Israel’s Six Resilience Rules
Part of a yearlong series on resilience in Jewish spiritual life.
Even an over-anxious cad like the Bible’s Jacob can teach a lesson about resilience. In this week’s Torah portion (Vayishlach), he teaches six.
It turns out that anxiety – seemingly a mainstay of modern life – can have spiritual purpose by cuing us to build our capacity to face dissatisfaction, uncertainty and fear. Anxiety that paralyzes us asks professional support, but other anxiety can catalyze growth and teach life lessons if we pay the right kind of attention. Here are Jacob’s six resilience lessons:
1. Rethink how you think. Jacob’s anxiety was that his brother Esau, whom Jacob duped by swindling his birthright, would exact fatal retribution. Jacob was wrong – Esau would greet Jacob lovingly and the brothers would weep in each other’s arms (Genesis 33:4) – but Jacob’s anxiety saw only a worst-case scenario. Our worst fears often aren’t reality: rather, our worst fears depict how our vision and thinking are clouded. Thus, our fears invite us to look deeply at how we see and how we think, and this capacity is key to resilience (Meir Leibush / Malbim Gen. 32:8).
2. Don’t put all your eggs in one basket. As head of a growing tribe, Jacob was both family man and political leader. Fearing Esau’s war against him, Jacob divided his clan in hopes that half would survive any attack (Genesis 32:8-9). As the modern State of Israel (named for Jacob – we’ll get to that) taught so often in her early decades, pragmatism is a vital resilience tool.
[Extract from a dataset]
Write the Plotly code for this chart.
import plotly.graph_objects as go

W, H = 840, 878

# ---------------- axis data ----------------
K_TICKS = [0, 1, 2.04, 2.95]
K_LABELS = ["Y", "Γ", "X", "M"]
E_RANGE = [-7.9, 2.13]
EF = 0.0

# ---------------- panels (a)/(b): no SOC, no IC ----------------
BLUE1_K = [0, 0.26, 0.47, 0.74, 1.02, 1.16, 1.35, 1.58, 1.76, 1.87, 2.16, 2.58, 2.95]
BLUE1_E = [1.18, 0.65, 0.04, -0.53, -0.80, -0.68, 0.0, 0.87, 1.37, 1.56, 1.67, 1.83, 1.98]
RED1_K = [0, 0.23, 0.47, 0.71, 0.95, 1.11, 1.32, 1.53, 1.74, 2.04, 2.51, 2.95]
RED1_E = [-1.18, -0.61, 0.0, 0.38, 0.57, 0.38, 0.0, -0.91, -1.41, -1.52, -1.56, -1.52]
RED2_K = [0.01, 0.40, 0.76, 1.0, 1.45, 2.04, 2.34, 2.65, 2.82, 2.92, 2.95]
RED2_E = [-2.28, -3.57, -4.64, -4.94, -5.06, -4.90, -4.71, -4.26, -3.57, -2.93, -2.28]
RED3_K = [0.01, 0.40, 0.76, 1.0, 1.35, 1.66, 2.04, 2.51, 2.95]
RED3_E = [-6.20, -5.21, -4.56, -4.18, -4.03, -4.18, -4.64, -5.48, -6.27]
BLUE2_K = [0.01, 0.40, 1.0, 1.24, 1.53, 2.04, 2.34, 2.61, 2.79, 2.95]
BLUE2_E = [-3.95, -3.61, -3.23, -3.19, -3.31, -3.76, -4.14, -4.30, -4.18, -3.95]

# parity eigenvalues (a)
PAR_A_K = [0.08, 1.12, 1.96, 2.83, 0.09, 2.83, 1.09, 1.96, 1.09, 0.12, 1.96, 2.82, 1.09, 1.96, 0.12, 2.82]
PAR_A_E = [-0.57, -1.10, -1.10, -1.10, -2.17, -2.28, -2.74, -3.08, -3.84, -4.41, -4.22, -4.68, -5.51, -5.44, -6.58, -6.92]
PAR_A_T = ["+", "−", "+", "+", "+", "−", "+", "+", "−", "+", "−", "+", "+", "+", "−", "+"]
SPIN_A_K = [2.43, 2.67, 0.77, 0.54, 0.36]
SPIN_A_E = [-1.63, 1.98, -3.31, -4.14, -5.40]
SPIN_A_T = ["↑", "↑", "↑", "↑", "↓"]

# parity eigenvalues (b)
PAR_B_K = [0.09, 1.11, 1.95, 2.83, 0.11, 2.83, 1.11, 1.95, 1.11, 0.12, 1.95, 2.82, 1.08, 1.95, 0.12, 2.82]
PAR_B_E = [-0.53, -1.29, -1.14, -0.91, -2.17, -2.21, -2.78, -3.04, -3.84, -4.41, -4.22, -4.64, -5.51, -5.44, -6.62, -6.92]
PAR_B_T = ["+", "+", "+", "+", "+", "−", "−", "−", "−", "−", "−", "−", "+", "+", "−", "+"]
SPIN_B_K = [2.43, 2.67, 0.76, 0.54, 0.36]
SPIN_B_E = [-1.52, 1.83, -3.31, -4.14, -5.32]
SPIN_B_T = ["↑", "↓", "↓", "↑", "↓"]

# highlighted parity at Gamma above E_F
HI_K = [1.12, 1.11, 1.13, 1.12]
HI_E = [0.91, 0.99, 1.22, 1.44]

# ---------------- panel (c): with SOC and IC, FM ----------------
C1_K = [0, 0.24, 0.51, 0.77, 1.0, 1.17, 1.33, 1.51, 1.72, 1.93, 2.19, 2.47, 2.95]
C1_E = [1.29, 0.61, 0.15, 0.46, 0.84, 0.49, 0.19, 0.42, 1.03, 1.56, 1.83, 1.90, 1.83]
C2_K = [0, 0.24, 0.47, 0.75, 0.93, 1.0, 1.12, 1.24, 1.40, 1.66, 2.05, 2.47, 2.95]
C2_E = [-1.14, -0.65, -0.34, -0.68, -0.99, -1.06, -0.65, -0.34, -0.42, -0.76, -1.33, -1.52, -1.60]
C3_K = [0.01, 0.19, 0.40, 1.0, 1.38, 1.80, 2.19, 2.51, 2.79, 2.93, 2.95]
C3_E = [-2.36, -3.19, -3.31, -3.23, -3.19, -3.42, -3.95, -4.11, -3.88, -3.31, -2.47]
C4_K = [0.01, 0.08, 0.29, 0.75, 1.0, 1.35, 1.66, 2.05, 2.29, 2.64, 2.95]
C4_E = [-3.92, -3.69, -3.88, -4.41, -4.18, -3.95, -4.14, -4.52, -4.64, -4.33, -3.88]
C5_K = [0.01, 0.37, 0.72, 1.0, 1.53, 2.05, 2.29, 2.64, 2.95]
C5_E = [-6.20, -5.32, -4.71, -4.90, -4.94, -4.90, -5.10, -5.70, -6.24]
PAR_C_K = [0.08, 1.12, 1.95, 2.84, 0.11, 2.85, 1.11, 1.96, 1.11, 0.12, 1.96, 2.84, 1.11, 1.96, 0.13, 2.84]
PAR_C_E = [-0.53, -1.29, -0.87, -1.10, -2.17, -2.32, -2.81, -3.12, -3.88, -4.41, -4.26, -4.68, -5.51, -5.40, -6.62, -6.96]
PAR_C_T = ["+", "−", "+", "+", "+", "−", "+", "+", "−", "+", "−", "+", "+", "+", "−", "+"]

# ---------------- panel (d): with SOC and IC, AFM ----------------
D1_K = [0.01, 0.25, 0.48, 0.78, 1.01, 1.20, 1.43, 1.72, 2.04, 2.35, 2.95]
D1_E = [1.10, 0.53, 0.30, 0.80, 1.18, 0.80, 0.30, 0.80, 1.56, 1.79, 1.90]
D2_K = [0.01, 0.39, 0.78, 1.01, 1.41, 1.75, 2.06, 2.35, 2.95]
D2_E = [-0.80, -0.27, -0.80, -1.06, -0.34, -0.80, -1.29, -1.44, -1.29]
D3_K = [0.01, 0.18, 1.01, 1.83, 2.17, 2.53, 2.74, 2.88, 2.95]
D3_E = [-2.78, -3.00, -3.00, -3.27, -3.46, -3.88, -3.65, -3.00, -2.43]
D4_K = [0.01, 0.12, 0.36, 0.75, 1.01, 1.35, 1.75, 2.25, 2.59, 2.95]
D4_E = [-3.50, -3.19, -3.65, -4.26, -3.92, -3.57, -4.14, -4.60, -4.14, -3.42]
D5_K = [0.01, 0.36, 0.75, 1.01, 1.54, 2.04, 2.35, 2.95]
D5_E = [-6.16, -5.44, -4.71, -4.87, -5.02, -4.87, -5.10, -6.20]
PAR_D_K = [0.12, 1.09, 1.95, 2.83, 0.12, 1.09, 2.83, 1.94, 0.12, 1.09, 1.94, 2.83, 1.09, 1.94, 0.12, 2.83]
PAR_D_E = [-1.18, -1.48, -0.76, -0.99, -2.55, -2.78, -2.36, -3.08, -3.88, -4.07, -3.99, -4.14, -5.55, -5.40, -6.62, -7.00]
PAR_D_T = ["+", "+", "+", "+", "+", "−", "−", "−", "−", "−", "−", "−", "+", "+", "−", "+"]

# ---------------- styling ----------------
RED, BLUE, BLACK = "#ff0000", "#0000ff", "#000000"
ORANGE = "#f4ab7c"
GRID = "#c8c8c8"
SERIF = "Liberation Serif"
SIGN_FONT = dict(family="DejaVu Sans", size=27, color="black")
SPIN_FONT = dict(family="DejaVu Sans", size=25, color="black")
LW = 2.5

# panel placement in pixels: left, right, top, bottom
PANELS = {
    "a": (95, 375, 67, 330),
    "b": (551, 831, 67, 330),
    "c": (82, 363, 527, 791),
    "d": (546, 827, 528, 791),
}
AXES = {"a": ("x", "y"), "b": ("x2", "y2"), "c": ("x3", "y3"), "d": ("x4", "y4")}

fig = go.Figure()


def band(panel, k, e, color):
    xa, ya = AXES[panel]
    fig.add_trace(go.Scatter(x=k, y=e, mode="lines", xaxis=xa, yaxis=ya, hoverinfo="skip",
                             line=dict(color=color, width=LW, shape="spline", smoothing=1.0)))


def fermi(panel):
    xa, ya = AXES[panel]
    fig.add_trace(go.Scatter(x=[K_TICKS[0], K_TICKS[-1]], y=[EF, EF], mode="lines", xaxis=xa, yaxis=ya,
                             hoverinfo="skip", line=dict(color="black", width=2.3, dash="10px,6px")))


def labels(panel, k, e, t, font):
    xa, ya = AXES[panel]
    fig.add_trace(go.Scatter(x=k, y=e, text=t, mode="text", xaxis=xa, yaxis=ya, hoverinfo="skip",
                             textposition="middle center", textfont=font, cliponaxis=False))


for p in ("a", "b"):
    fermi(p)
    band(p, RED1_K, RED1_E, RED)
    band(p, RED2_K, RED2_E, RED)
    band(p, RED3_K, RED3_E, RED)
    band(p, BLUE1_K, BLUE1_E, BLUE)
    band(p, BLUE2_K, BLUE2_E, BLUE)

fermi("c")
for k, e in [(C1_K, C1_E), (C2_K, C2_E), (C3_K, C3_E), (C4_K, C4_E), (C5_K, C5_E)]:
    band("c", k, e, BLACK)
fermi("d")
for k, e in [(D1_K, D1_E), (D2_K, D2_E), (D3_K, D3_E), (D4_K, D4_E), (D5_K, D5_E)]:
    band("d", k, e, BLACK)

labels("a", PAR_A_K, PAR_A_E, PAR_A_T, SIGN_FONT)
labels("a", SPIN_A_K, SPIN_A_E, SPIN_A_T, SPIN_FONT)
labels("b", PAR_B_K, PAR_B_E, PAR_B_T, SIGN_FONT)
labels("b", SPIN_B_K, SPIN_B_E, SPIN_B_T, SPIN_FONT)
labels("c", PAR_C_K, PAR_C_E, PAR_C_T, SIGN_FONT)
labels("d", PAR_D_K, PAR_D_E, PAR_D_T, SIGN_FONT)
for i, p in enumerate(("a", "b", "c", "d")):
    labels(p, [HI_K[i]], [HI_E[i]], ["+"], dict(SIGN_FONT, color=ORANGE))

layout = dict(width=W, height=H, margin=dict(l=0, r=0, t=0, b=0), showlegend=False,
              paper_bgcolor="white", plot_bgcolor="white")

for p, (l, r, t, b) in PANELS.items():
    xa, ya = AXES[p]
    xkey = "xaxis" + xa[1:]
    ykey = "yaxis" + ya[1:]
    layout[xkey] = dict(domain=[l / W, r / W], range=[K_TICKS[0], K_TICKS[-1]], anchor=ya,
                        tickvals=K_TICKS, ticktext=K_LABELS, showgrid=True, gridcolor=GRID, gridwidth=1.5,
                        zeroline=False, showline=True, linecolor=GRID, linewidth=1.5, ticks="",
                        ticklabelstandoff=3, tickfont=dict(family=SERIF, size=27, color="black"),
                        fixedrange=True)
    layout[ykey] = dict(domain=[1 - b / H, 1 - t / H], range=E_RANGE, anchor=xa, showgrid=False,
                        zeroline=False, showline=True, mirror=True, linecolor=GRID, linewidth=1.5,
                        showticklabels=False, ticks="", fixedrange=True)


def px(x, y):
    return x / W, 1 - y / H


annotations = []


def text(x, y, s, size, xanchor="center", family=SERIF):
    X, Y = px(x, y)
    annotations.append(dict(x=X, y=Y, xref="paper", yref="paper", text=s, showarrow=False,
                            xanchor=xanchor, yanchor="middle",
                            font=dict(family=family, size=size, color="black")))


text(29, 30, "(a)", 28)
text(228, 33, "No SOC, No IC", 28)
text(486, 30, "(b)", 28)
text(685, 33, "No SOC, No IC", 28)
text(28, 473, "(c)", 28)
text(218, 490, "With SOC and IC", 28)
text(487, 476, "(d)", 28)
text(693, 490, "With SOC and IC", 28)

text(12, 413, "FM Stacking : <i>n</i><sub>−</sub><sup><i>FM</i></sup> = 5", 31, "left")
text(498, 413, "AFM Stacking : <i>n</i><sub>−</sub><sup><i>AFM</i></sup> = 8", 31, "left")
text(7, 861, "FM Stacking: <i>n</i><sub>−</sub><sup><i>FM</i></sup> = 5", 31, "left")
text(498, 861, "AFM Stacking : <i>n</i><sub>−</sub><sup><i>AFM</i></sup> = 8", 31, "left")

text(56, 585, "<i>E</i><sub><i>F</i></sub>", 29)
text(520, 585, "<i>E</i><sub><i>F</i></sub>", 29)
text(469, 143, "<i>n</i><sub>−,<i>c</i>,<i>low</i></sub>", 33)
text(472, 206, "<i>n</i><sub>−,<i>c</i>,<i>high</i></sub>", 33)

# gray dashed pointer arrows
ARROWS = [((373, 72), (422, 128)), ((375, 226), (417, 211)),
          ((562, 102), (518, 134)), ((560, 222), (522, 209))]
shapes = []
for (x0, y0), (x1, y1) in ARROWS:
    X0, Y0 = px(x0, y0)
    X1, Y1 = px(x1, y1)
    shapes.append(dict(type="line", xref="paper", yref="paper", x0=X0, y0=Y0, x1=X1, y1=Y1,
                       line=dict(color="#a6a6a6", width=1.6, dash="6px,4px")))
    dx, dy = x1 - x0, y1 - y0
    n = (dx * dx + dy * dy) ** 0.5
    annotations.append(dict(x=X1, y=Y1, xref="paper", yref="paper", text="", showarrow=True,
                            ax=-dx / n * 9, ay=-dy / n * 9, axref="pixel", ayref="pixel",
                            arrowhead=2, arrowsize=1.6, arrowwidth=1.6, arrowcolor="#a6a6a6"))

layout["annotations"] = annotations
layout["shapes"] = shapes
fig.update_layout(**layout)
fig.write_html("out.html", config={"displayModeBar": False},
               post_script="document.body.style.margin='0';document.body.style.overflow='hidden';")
3. Let yourself ask for help. Though a self-reliant man of action, Jacob next asked for help: in his anxiety, he humbly prayed for guidance, support and protection (Genesis 32:10-13). However self-reliant we are or think we should be, nobody is omnipotent. Jacob’s resilience lesson is to twin claiming the agency to do all we can with the humility also to reach out (and up) for help.
4. Lead from generosity. Threat and scarcity often trigger our instinct to pull back and close up. Jacob did the opposite: he sent gifts ahead to Esau (Genesis 32:14-19). While Jacob’s ploy was more tactical than generous – Jacob hoped to blunt what he wrongly thought was Esau’s revenge impulse – it also reflected Jacob’s sense of agency and capacity. It feels good to give, even and especially when we think we’re under threat. Try it: you’re more resilient than you know.
5. Let yourself wrestle. Jacob famously wrestled a “man” overnight (Genesis 32:25-29), and stories abound about why. Was it a dream? Was it an angel? Was it his fear of Esau? Did it happen only because he was alone? Was it to prepare Jacob for his encounter with Esau? We’ll never know, but we do know that Jacob’s wrestle opened his eyes to see holiness in a new way (Genesis 32:31). When we reimagine our life wrestles like some use resistance bands to tone muscles, suddenly our life wrestles can be tools to build resilience – and we suffer less for them.
6. Let yourself change. Jacob emerged from his overnight wrestle with a new name and a limp. His wrestling companion renamed Jacob “Israel” for “wrestles with God” (Genesis 32:29), and wrenched Jacob’s hip (Genesis 32:26, 32:32) Jacob was never the same, but that’s less the issue than what we make of these changes. We can choose how we respond to the inevitability of change: we can clutch what is, or willingly receive new ways (even if our identity changes, even if we limp). When unpleasantness and suffering seem inevitable, we can compound our suffering by clutching fixity. (Buddhists call it “the suffering of suffering” and the “suffering of change.” Like the willow, we become more more resilient when we let ourselves bend and change.
Israelites are named for this pivotal moment in Torah and its resilience lessons. They’ve stood the test of time against incredibly long odds. They’ve inspired millennia of wisdom, heroism, vibrancy and beauty. We owe it all to resilient Jacob.